La conclusione emerge chiara da tutto ciò che ho detto. Il mondo cattolico non può essere insensibile alle nuove dimensioni che sta prendendo il mondo per quanto riguarda i rapporti tra gli Stati, la direzione delle attività economiche, la affermazione e conquista di nuove forme di vita democratica, la prospettiva di avanzata verso una società e una umanità che abbiano raggiunto una unità nuova, fondata sulla fine di ogni sfruttamento, sul lavoro, sulla uguaglianza sociale, sul molteplice libero sviluppo della persona umana. Non è vero che una coscienza religiosa faccia ostacolo alla comprensione di questi compiti e di questa prospettiva e alla adesione ad essi. Al contrario.
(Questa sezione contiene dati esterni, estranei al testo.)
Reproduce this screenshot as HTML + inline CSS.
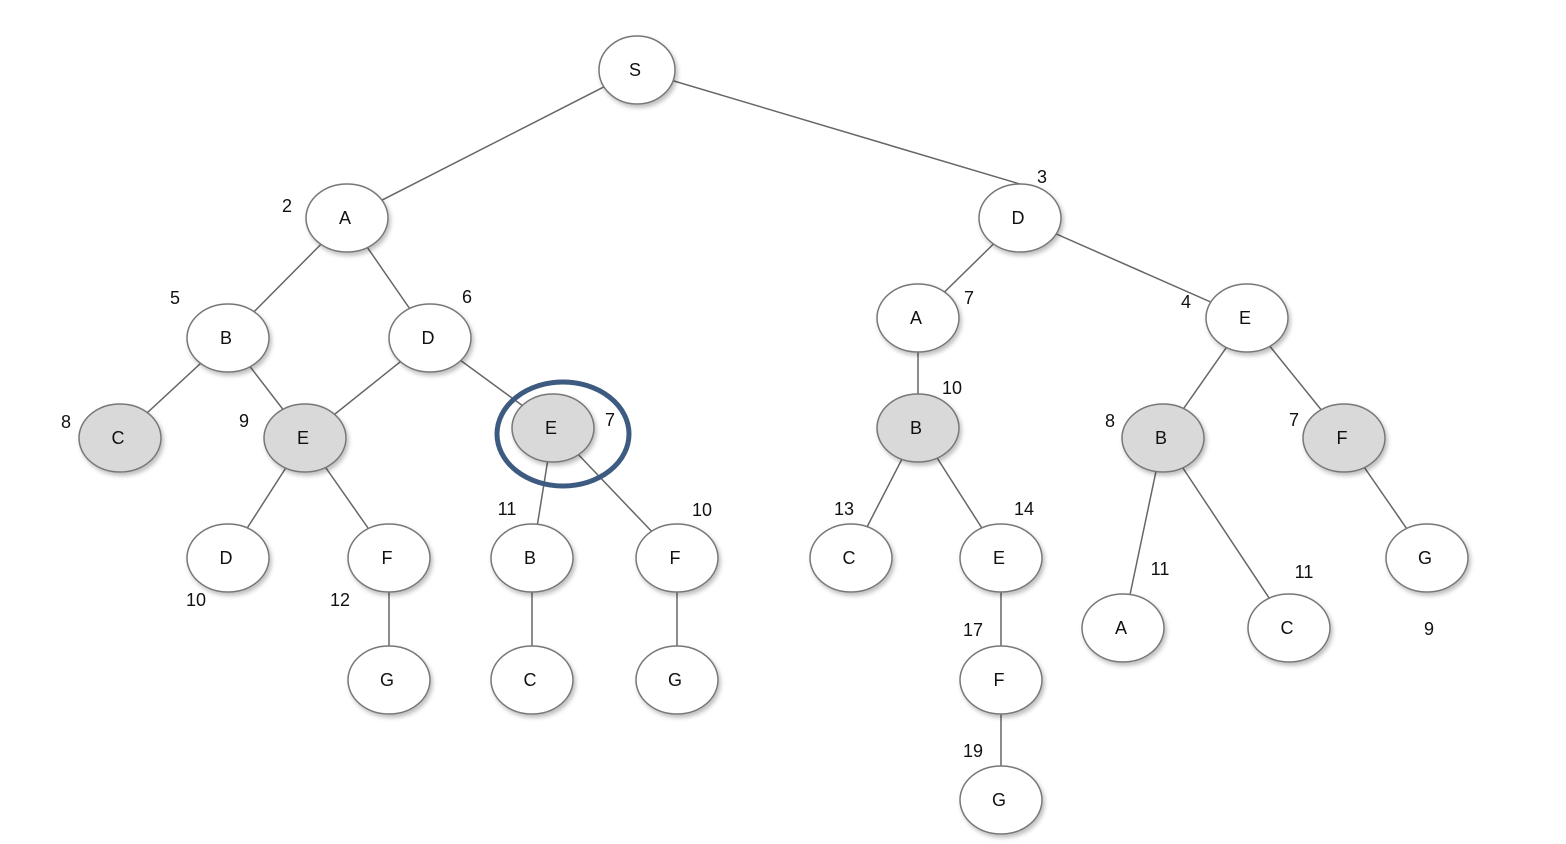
<!DOCTYPE html>
<html><head><style>body{margin:0;background:#fff}svg{display:block}</style></head><body>
<svg width="1566" height="844" xmlns="http://www.w3.org/2000/svg" font-family="Liberation Sans, sans-serif">
<defs><filter id="sh" x="-20%" y="-20%" width="150%" height="150%"><feDropShadow dx="2" dy="3" stdDeviation="2" flood-color="#000" flood-opacity="0.25"/></filter></defs>
<g stroke="#666" stroke-width="1.5">
<line x1="637" y1="70" x2="347" y2="218"/><line x1="637" y1="70" x2="1040" y2="190"/>
<line x1="347" y1="218" x2="228" y2="338"/><line x1="347" y1="218" x2="430" y2="338"/>
<line x1="228" y1="338" x2="120" y2="438"/><line x1="228" y1="338" x2="305" y2="438"/>
<line x1="430" y1="338" x2="305" y2="438"/><line x1="430" y1="338" x2="553" y2="428"/>
<line x1="305" y1="438" x2="228" y2="558"/><line x1="305" y1="438" x2="389" y2="558"/>
<line x1="389" y1="558" x2="389" y2="680"/>
<line x1="553" y1="428" x2="532" y2="558"/><line x1="553" y1="428" x2="677" y2="558"/>
<line x1="532" y1="558" x2="532" y2="680"/><line x1="677" y1="558" x2="677" y2="680"/>
<line x1="1020" y1="218" x2="918" y2="318"/><line x1="1020" y1="218" x2="1247" y2="318"/>
<line x1="918" y1="318" x2="918" y2="428"/>
<line x1="918" y1="428" x2="851" y2="558"/><line x1="918" y1="428" x2="1001" y2="558"/>
<line x1="1001" y1="558" x2="1001" y2="800"/>
<line x1="1247" y1="318" x2="1163" y2="438"/><line x1="1247" y1="318" x2="1344" y2="438"/>
<line x1="1163" y1="438" x2="1123" y2="628"/><line x1="1163" y1="438" x2="1289" y2="628"/>
<line x1="1344" y1="438" x2="1427" y2="558"/>
</g>
<g stroke="#777" stroke-width="1.5" filter="url(#sh)">
<ellipse cx="637" cy="70" rx="38" ry="34" fill="#fff"/>
<ellipse cx="347" cy="218" rx="41" ry="34" fill="#fff"/>
<ellipse cx="1020" cy="218" rx="41" ry="34" fill="#fff"/>
<ellipse cx="228" cy="338" rx="41" ry="34" fill="#fff"/>
<ellipse cx="430" cy="338" rx="41" ry="34" fill="#fff"/>
<ellipse cx="918" cy="318" rx="41" ry="34" fill="#fff"/>
<ellipse cx="1247" cy="318" rx="41" ry="34" fill="#fff"/>
<ellipse cx="120" cy="438" rx="41" ry="34" fill="#d9d9d9"/>
<ellipse cx="305" cy="438" rx="41" ry="34" fill="#d9d9d9"/>
<ellipse cx="553" cy="428" rx="41" ry="34" fill="#d9d9d9"/>
<ellipse cx="918" cy="428" rx="41" ry="34" fill="#d9d9d9"/>
<ellipse cx="1163" cy="438" rx="41" ry="34" fill="#d9d9d9"/>
<ellipse cx="1344" cy="438" rx="41" ry="34" fill="#d9d9d9"/>
<ellipse cx="228" cy="558" rx="41" ry="34" fill="#fff"/>
<ellipse cx="389" cy="558" rx="41" ry="34" fill="#fff"/>
<ellipse cx="532" cy="558" rx="41" ry="34" fill="#fff"/>
<ellipse cx="677" cy="558" rx="41" ry="34" fill="#fff"/>
<ellipse cx="851" cy="558" rx="41" ry="34" fill="#fff"/>
<ellipse cx="1001" cy="558" rx="41" ry="34" fill="#fff"/>
<ellipse cx="1427" cy="558" rx="41" ry="34" fill="#fff"/>
<ellipse cx="1123" cy="628" rx="41" ry="34" fill="#fff"/>
<ellipse cx="1289" cy="628" rx="41" ry="34" fill="#fff"/>
<ellipse cx="389" cy="680" rx="41" ry="34" fill="#fff"/>
<ellipse cx="532" cy="680" rx="41" ry="34" fill="#fff"/>
<ellipse cx="677" cy="680" rx="41" ry="34" fill="#fff"/>
<ellipse cx="1001" cy="680" rx="41" ry="34" fill="#fff"/>
<ellipse cx="1001" cy="800" rx="41" ry="34" fill="#fff"/>
</g>
<ellipse cx="563" cy="434" rx="66" ry="52" fill="none" stroke="#3d5a80" stroke-width="5"/>
<g font-size="18" text-anchor="middle" fill="#111">
<text x="635" y="76">S</text>
<text x="345" y="224">A</text><text x="1018" y="224">D</text>
<text x="226" y="344">B</text><text x="428" y="344">D</text><text x="916" y="324">A</text><text x="1245" y="324">E</text>
<text x="118" y="444">C</text><text x="303" y="444">E</text><text x="551" y="434">E</text><text x="916" y="434">B</text><text x="1161" y="444">B</text><text x="1342" y="444">F</text>
<text x="226" y="564">D</text><text x="387" y="564">F</text><text x="530" y="564">B</text><text x="675" y="564">F</text><text x="849" y="564">C</text><text x="999" y="564">E</text><text x="1425" y="564">G</text>
<text x="1121" y="634">A</text><text x="1287" y="634">C</text>
<text x="387" y="686">G</text><text x="530" y="686">C</text><text x="675" y="686">G</text><text x="999" y="686">F</text>
<text x="999" y="806">G</text>
</g>
<g font-size="18" text-anchor="middle" fill="#111">
<text x="287" y="212">2</text><text x="1042" y="183">3</text><text x="175" y="304">5</text><text x="467" y="303">6</text>
<text x="969" y="304">7</text><text x="1186" y="308">4</text><text x="66" y="428">8</text><text x="244" y="427">9</text>
<text x="610" y="426">7</text><text x="952" y="394">10</text><text x="1110" y="427">8</text><text x="1294" y="426">7</text>
<text x="507" y="515">11</text><text x="702" y="516">10</text><text x="844" y="515">13</text><text x="1024" y="515">14</text>
<text x="1160" y="575">11</text><text x="1304" y="578">11</text><text x="1429" y="635">9</text>
<text x="196" y="606">10</text><text x="340" y="606">12</text><text x="973" y="636">17</text><text x="973" y="757">19</text>
</g>
</svg>
</body></html>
Abbiamo affermato e insistiamo nell'affermare che l'aspirazione a una società socialista non solo può farsi strada in uomini che hanno una fede religiosa, ma che tale aspirazione può trovare uno stimolo nella coscienza religiosa stessa, posta di fronte ai drammatici problemi del mondo contemporaneo. Di qui il nostro appello alla comprensione reciproca e all'intesa.